Le déploiement de la rénovation énergétique en France, notamment par le biais de l'aide budgétaire MaPrimRénov', a connu en 2024 un coup d'arrêt assez brusque avec une restructuration très forte du dispositif.

Ce dernier est désormais construit autour d'un parcours accompagné avec une incitation à la rénovation d'ampleur. L'instabilité réglementaire autour de cette aide a mené, au cours du premier semestre 2024, à une importante réduction du nombre de versements et à une consommation des crédits de seulement 34 % de ceux ouverts en loi de finances initiale.

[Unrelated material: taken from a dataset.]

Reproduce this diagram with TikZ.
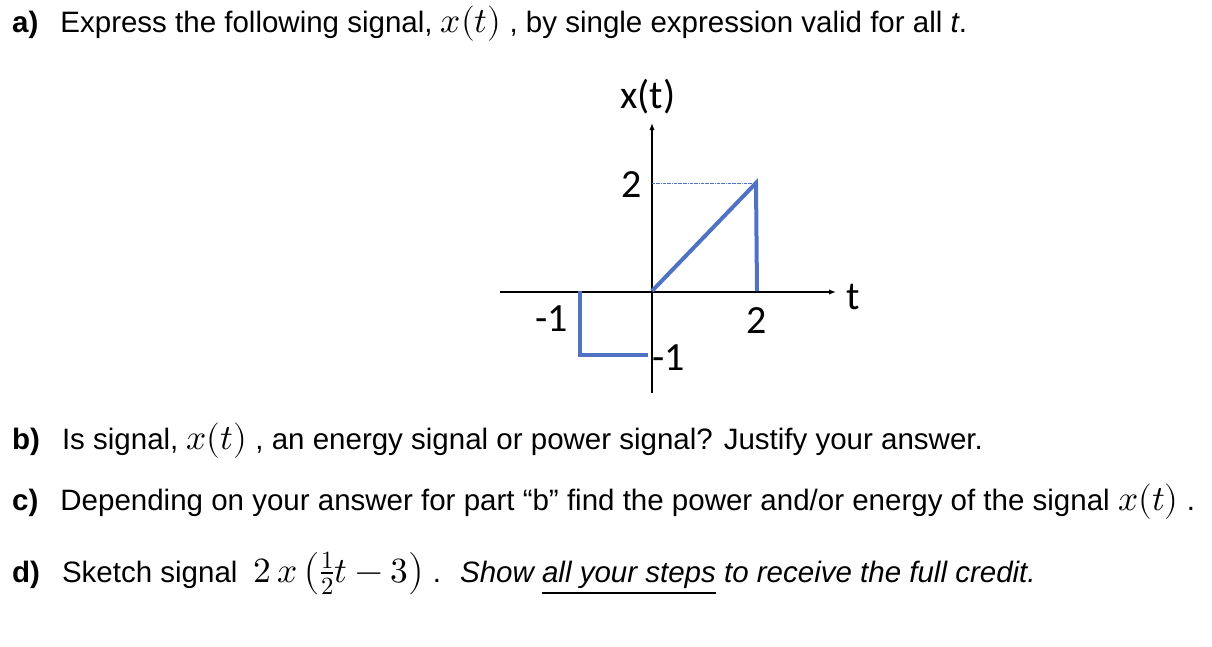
\documentclass[tikz,border=0pt]{standalone}
\usepackage{fontspec}
\setmainfont{Liberation Sans}
\newfontfamily\calfnt{Carlito}
\usepackage{unicode-math}
\setmathfont{Latin Modern Math}[Scale=1.2]
\usetikzlibrary{arrows.meta}
\begin{document}
\begin{tikzpicture}[x=1pt,y=-1pt,
  txt/.style={anchor=base west,inner sep=0pt,font=\fontsize{29.5}{34}\selectfont},
  lbl/.style={inner sep=0pt,font=\calfnt\fontsize{40}{44}\selectfont},
  sig/.style={color={rgb,255:red,79;green,114;blue,196},line width=4pt}]
\useasboundingbox (0,0) rectangle (1212,646);
\node[txt] (a) at (12,32) {\textbf{a)}\hspace{22pt}Express the following signal, $x(t)$ , by single expression valid for all \textit{t}.};
\node[txt] (b) at (12,449) {\textbf{b)}\hspace{22pt}Is signal, $x(t)$ , an energy signal or power signal? Justify your answer.};
\node[txt] (c) at (12,510) {\textbf{c)}\hspace{22pt}Depending on your answer for part “b” find the power and/or energy of the signal $x(t)$ .};
\node[txt] (d) at (12,582) {\textbf{d)}\hspace{22pt}Sketch signal \ $2\,x\left(\frac{1}{2}t-3\right)$ . \ \textit{Show \underline{all your steps} to receive the full credit.}};
% axes
\coordinate (xl) at (500,292);
\coordinate (xr) at (836,292);
\coordinate (yb) at (652,393);
\coordinate (yt) at (652,123);
\draw[line width=1.2pt,-{Latex[length=7pt]}] (xl) -- (xr);
\draw[line width=1.2pt,-{Latex[length=7pt]}] (yb) -- (yt);
\coordinate (o) at (652,291);
\coordinate (p) at (756,183);
\coordinate (q) at (757,291);
\coordinate (m1) at (580,291);
\coordinate (m2) at (580,355);
\coordinate (m3) at (648,355);
\draw[color={rgb,255:red,79;green,114;blue,196},densely dash dot,line width=0.5pt] (652,183) -- (p);
\draw[sig] (o) -- (p) -- (q);
\draw[sig] (m1) -- (m2) -- (m3);
\node[lbl] (lx) at (648,97) {x(t)};
\node[lbl] (l2) at (632,185) {2};
\node[lbl] (lm1) at (552,319) {-1};
\node[lbl] (l2b) at (757,321) {2};
\node[lbl] (lm1b) at (669,358) {-1};
\node[lbl] (lt) at (853,297) {t};
\end{tikzpicture}
\end{document}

Crédits ouverts et consommés sur le dispositif MaPrimRénov' en 2024

(en milliards d'euros)

Source : commission des finances, données DHUP

Il en ressort que l'année 2024 constitue une année noire pour le déploiement de la politique de rénovation énergétique des logements, qui souffre d'illisibilité et d'instabilité. Les fraudes massives repérées sur le dispositif ont en outre encouragé les services à limiter les versements.

Le rapporteur spécial regrette néanmoins que cette politique ait fait l'objet d'une gestion aussi hasardeuse au cours de l'année 2024 et appelle à une clarification des objectifs et des moyens pour la rénovation thermique des habitations privées.

La simplification apportée dans le cadre du PLF 2025 et l'implication de la ministre en charge du logement Valérie Létard pour assurer une stabilité réglementaire sont les bienvenus, même si l'actualité récente montre de nouveaux enjeux, notamment en termes de fraude.